* **YOUR GOAL**:
Produce word for word the lines of the data below running from the one that has "Write the matplotlib code for this chart." to the one that has "import numpy as np", inclusive, and no others.

(Part of a data file)
--- Begin ---

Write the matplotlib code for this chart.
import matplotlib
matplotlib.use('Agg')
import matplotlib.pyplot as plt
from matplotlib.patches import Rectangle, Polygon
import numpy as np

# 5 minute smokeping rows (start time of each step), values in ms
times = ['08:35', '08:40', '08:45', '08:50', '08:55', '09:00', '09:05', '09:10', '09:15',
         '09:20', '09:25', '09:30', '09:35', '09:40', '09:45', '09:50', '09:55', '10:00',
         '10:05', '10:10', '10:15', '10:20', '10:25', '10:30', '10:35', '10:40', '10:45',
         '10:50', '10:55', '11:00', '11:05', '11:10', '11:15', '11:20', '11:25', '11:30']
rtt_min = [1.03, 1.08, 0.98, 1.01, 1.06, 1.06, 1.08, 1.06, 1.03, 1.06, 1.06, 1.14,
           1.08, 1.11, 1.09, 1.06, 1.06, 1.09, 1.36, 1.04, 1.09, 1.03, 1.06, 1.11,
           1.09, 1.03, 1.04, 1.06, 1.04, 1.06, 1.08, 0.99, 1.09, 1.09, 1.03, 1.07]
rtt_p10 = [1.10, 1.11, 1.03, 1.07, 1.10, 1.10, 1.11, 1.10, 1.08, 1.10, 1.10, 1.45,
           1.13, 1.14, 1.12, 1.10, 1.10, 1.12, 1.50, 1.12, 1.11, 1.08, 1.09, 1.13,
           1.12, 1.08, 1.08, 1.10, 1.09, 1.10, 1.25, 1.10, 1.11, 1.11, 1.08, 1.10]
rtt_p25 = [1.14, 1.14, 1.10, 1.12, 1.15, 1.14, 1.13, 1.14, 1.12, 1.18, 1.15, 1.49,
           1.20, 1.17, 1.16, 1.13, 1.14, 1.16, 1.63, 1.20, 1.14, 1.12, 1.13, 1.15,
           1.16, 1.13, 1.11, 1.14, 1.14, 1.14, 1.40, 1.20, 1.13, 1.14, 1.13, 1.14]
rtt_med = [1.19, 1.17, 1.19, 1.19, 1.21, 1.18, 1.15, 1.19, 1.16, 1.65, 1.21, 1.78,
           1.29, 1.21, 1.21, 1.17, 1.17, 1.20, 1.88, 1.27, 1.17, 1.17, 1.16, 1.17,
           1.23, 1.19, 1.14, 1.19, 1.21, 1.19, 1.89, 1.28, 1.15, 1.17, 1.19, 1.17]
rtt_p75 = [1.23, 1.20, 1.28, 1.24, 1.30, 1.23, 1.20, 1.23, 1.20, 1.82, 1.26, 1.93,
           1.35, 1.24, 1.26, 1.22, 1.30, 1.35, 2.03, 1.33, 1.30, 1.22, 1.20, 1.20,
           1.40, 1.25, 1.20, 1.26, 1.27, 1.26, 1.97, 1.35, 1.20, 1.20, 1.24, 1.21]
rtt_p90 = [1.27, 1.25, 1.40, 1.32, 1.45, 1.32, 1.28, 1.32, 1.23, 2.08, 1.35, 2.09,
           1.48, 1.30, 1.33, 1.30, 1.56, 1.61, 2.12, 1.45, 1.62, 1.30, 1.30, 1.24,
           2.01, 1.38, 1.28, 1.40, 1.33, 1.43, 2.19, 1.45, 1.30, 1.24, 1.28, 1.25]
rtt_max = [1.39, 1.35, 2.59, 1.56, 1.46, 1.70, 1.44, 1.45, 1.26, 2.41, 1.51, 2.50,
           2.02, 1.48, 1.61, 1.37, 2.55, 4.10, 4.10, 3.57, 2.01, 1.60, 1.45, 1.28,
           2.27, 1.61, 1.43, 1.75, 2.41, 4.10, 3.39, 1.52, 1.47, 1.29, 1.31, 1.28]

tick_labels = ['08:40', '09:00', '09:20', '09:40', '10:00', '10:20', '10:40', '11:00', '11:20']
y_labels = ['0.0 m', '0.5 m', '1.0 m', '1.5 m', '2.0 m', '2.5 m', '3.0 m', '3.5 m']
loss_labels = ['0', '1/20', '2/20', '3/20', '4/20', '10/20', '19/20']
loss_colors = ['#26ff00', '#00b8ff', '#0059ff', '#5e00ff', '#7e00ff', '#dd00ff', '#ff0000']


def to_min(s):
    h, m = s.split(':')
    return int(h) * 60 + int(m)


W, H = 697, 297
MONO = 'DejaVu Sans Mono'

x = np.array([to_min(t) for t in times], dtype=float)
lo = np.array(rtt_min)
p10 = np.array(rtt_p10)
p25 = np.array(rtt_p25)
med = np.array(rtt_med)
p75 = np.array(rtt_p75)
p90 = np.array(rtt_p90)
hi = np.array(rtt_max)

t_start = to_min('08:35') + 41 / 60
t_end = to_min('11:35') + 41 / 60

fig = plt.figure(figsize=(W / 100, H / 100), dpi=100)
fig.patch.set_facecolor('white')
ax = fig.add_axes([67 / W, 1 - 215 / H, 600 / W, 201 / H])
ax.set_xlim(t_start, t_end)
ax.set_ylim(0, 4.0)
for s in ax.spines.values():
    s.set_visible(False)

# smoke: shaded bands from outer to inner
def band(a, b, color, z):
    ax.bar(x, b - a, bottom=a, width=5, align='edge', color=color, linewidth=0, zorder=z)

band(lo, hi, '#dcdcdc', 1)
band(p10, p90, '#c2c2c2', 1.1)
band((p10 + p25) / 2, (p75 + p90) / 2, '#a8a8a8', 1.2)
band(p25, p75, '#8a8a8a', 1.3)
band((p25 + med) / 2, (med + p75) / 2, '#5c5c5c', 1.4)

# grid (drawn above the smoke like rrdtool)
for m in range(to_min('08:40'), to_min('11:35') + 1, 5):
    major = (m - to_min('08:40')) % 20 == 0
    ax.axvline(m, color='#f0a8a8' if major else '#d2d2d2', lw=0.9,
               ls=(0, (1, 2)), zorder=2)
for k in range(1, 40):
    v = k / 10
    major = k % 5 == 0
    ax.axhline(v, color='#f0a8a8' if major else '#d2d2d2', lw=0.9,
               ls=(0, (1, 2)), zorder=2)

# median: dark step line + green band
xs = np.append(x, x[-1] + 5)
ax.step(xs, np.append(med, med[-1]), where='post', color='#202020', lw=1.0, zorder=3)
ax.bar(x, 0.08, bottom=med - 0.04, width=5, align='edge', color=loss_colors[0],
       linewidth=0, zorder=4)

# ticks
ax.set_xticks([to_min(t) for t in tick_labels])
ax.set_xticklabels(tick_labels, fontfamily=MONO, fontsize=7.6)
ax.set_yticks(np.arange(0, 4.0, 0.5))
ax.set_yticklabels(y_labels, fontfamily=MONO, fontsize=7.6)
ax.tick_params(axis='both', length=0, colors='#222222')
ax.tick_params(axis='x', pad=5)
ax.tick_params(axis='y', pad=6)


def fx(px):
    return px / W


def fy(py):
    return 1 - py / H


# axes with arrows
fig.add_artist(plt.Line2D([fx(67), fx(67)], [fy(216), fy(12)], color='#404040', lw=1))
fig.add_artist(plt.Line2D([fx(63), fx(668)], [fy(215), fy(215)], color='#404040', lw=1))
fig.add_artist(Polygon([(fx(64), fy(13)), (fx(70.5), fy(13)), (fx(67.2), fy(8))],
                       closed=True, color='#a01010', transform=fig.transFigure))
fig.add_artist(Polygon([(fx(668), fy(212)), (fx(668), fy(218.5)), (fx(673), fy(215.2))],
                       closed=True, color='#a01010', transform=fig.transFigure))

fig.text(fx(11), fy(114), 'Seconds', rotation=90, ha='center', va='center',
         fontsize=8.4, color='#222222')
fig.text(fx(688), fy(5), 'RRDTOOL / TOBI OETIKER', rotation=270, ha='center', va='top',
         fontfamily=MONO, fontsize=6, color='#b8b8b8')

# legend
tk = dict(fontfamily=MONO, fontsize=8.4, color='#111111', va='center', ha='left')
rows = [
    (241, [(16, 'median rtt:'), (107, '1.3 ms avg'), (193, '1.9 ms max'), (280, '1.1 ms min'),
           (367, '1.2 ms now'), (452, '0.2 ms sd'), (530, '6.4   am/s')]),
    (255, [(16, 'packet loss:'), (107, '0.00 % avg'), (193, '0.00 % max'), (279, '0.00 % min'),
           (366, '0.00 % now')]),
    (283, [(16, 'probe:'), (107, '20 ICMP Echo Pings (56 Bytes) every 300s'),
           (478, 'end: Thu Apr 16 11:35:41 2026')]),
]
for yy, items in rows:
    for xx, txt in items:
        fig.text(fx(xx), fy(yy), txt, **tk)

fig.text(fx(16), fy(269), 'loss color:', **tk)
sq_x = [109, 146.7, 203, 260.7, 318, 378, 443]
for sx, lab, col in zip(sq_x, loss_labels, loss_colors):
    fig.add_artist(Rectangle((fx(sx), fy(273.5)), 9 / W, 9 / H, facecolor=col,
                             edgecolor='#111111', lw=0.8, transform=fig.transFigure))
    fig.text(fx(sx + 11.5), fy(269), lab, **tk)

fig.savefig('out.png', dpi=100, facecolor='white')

--- End ---
--- Begin ---

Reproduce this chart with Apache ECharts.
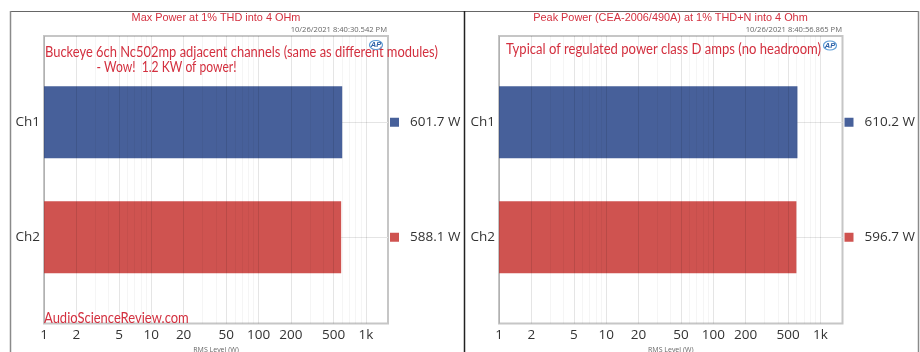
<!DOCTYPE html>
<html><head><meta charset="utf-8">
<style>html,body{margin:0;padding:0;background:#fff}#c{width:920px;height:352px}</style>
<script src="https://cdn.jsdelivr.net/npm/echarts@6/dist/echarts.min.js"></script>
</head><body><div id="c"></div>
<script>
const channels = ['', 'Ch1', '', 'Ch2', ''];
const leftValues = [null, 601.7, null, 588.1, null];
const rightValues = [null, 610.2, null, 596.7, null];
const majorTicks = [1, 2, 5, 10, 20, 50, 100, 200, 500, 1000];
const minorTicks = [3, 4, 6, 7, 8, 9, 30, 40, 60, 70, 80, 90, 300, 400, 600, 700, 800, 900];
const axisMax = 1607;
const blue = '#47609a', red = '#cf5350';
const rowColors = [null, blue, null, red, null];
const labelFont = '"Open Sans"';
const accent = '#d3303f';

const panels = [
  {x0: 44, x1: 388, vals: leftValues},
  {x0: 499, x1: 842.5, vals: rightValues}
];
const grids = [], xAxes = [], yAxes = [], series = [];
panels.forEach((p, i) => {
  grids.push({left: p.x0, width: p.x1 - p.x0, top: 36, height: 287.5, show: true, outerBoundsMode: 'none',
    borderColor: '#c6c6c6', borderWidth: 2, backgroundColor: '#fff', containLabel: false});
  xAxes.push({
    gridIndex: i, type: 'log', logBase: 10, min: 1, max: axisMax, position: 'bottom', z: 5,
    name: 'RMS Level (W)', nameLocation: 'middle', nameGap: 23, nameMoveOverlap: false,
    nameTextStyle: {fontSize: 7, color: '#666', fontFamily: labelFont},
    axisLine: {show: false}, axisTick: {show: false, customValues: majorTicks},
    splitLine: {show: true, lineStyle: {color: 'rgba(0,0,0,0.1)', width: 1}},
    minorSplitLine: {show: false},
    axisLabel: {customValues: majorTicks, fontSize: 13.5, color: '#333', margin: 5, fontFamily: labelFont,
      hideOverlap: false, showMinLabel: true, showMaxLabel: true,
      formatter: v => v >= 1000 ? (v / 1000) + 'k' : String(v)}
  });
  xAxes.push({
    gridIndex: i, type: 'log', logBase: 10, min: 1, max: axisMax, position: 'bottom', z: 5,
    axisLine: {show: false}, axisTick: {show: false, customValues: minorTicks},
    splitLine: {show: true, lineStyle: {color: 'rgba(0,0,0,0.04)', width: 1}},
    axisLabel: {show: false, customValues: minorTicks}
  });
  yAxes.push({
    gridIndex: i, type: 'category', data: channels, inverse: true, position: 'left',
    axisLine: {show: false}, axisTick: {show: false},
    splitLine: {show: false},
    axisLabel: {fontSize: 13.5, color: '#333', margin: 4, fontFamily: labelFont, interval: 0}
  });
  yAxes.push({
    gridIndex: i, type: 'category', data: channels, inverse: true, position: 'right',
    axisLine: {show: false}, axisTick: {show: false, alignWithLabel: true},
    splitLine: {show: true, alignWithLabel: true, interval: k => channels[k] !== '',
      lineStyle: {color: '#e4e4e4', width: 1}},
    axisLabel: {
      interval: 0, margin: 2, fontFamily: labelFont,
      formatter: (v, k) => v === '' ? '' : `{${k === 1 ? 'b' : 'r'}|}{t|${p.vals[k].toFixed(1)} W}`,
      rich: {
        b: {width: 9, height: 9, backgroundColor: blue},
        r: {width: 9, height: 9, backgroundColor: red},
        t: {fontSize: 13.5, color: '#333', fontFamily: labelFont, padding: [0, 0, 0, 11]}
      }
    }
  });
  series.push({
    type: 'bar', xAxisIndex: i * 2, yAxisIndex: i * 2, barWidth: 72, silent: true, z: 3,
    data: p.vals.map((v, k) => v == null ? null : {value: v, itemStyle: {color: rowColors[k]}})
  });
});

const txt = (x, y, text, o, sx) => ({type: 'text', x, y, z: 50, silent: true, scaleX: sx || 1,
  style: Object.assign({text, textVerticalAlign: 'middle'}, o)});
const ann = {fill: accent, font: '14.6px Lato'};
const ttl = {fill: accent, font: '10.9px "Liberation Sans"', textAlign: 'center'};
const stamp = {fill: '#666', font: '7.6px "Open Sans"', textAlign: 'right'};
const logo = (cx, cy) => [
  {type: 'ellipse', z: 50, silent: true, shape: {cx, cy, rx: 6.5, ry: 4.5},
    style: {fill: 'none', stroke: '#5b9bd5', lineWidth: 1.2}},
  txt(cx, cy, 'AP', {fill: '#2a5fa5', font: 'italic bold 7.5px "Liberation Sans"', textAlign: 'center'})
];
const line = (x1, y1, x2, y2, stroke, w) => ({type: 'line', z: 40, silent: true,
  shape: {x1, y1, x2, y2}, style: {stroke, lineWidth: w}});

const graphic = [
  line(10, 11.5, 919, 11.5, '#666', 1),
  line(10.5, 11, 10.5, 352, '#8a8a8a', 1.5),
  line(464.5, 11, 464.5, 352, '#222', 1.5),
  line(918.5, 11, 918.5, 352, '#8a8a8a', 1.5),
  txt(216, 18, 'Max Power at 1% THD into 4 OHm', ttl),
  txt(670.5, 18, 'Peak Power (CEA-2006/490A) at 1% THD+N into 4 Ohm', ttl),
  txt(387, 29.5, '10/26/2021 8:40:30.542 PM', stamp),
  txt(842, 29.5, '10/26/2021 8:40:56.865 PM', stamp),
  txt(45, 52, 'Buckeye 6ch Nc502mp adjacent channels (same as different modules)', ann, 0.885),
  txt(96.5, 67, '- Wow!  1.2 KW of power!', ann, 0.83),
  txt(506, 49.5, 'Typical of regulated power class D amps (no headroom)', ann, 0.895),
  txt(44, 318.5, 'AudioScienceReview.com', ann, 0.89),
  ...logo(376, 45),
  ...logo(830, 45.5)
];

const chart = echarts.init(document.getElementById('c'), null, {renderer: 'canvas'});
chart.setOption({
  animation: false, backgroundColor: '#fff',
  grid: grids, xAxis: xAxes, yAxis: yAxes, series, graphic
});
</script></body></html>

--- End ---
--- Begin ---

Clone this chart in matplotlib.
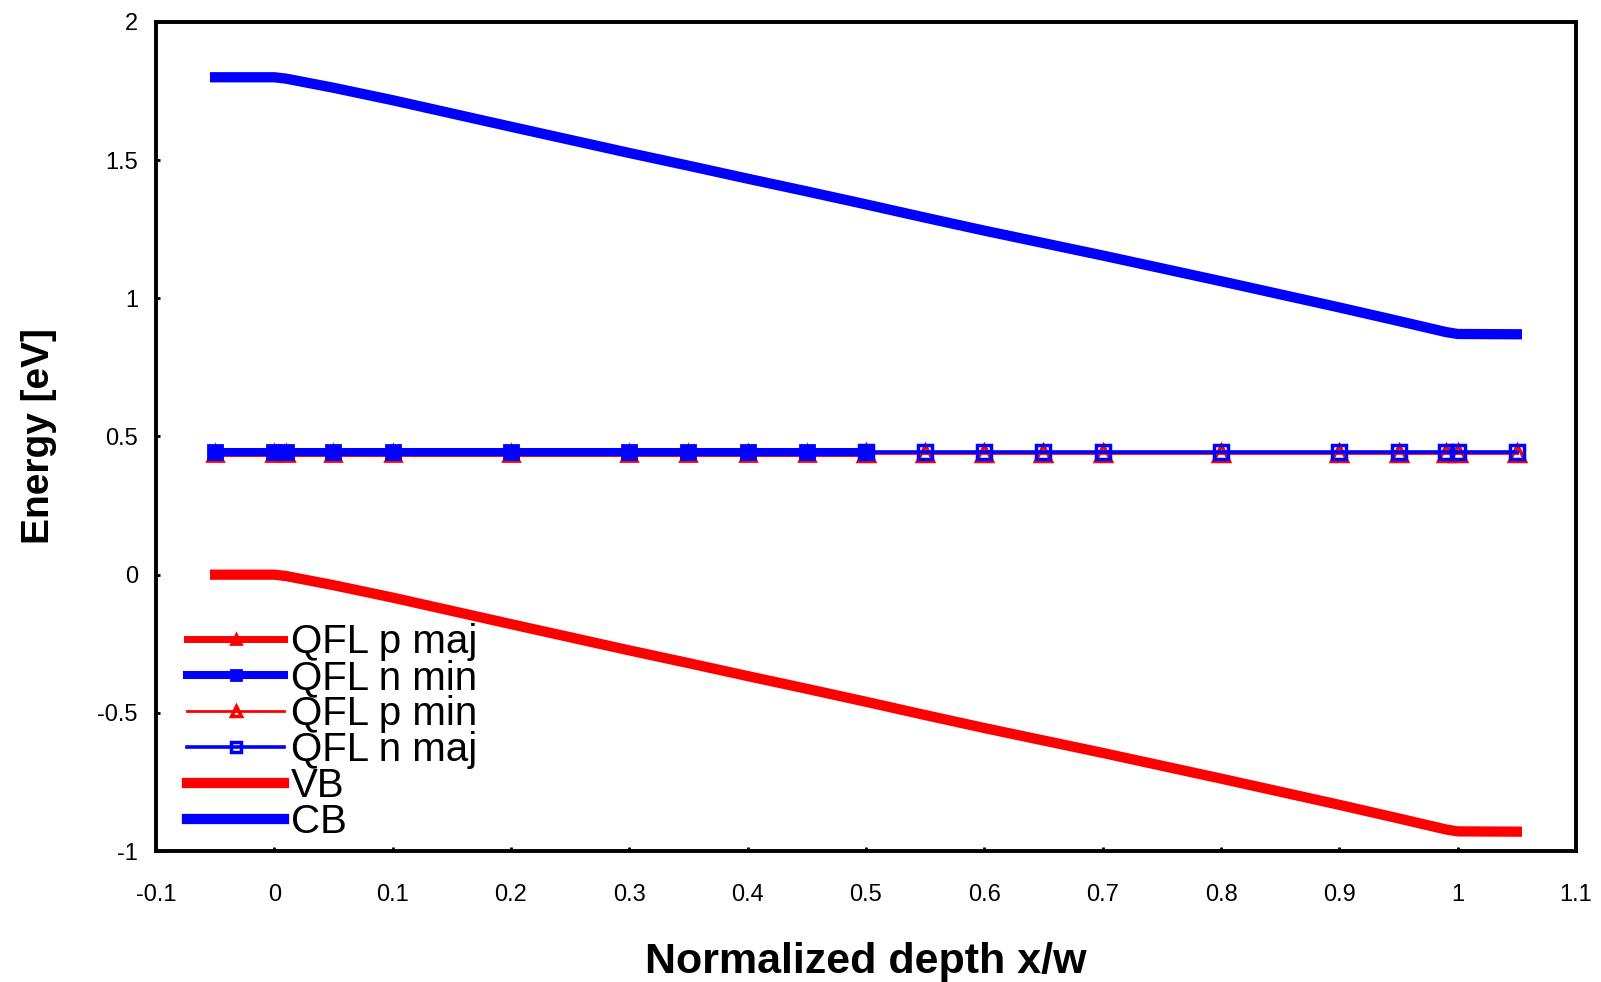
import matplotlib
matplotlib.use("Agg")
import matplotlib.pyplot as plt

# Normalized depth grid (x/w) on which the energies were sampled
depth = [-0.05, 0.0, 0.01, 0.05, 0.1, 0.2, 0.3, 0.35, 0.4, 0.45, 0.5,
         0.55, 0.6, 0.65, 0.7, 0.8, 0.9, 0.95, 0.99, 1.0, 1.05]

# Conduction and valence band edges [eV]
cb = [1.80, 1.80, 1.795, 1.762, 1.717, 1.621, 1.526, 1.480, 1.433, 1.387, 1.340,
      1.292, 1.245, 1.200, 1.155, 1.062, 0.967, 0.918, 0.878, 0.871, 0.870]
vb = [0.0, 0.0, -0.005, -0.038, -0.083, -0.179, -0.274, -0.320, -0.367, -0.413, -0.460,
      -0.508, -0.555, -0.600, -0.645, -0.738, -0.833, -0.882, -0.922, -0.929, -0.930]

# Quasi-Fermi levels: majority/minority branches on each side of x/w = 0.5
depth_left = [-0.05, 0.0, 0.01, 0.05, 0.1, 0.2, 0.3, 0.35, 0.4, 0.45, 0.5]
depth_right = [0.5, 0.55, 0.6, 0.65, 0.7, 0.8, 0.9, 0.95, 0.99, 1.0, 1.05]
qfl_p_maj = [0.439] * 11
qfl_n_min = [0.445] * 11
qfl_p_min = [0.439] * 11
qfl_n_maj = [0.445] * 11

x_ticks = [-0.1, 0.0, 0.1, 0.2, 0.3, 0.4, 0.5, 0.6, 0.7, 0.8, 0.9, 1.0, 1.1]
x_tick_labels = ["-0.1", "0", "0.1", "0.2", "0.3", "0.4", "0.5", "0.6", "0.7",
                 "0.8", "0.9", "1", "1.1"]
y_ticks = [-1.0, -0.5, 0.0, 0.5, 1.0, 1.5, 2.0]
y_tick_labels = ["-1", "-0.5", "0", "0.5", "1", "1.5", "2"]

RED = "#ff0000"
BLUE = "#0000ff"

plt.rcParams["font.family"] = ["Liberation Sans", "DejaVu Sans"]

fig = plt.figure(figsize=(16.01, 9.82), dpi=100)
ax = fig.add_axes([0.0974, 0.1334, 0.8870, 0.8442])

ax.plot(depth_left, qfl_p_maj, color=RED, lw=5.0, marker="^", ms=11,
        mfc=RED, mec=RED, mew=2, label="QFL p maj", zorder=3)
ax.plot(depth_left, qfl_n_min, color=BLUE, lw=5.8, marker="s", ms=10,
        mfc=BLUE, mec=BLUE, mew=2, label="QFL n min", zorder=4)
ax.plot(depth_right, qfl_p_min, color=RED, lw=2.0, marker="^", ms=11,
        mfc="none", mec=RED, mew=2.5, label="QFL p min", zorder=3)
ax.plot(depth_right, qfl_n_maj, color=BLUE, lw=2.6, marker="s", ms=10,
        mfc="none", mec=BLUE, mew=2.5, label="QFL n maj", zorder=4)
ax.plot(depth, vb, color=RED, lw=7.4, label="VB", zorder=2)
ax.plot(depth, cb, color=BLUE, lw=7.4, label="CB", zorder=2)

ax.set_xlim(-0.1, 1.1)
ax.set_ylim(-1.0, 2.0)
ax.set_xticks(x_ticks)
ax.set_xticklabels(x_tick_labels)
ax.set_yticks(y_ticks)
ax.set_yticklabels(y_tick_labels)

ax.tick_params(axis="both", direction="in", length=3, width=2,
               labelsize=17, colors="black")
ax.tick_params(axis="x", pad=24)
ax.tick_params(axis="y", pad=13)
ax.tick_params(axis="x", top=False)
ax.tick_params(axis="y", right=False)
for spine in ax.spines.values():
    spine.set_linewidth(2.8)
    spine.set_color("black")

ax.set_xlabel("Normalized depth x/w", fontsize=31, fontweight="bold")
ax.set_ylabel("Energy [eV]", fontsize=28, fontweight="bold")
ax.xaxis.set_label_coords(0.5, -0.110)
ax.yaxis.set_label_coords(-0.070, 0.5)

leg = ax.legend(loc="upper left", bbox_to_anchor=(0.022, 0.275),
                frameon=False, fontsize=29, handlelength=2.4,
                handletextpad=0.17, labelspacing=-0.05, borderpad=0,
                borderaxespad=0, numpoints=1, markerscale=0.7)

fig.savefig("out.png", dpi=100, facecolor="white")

--- End ---

* **RESULT OF THE EXERCISE**:
Write the matplotlib code for this chart.
import matplotlib
matplotlib.use('Agg')
import matplotlib.pyplot as plt
from matplotlib.patches import Rectangle, Polygon
import numpy as np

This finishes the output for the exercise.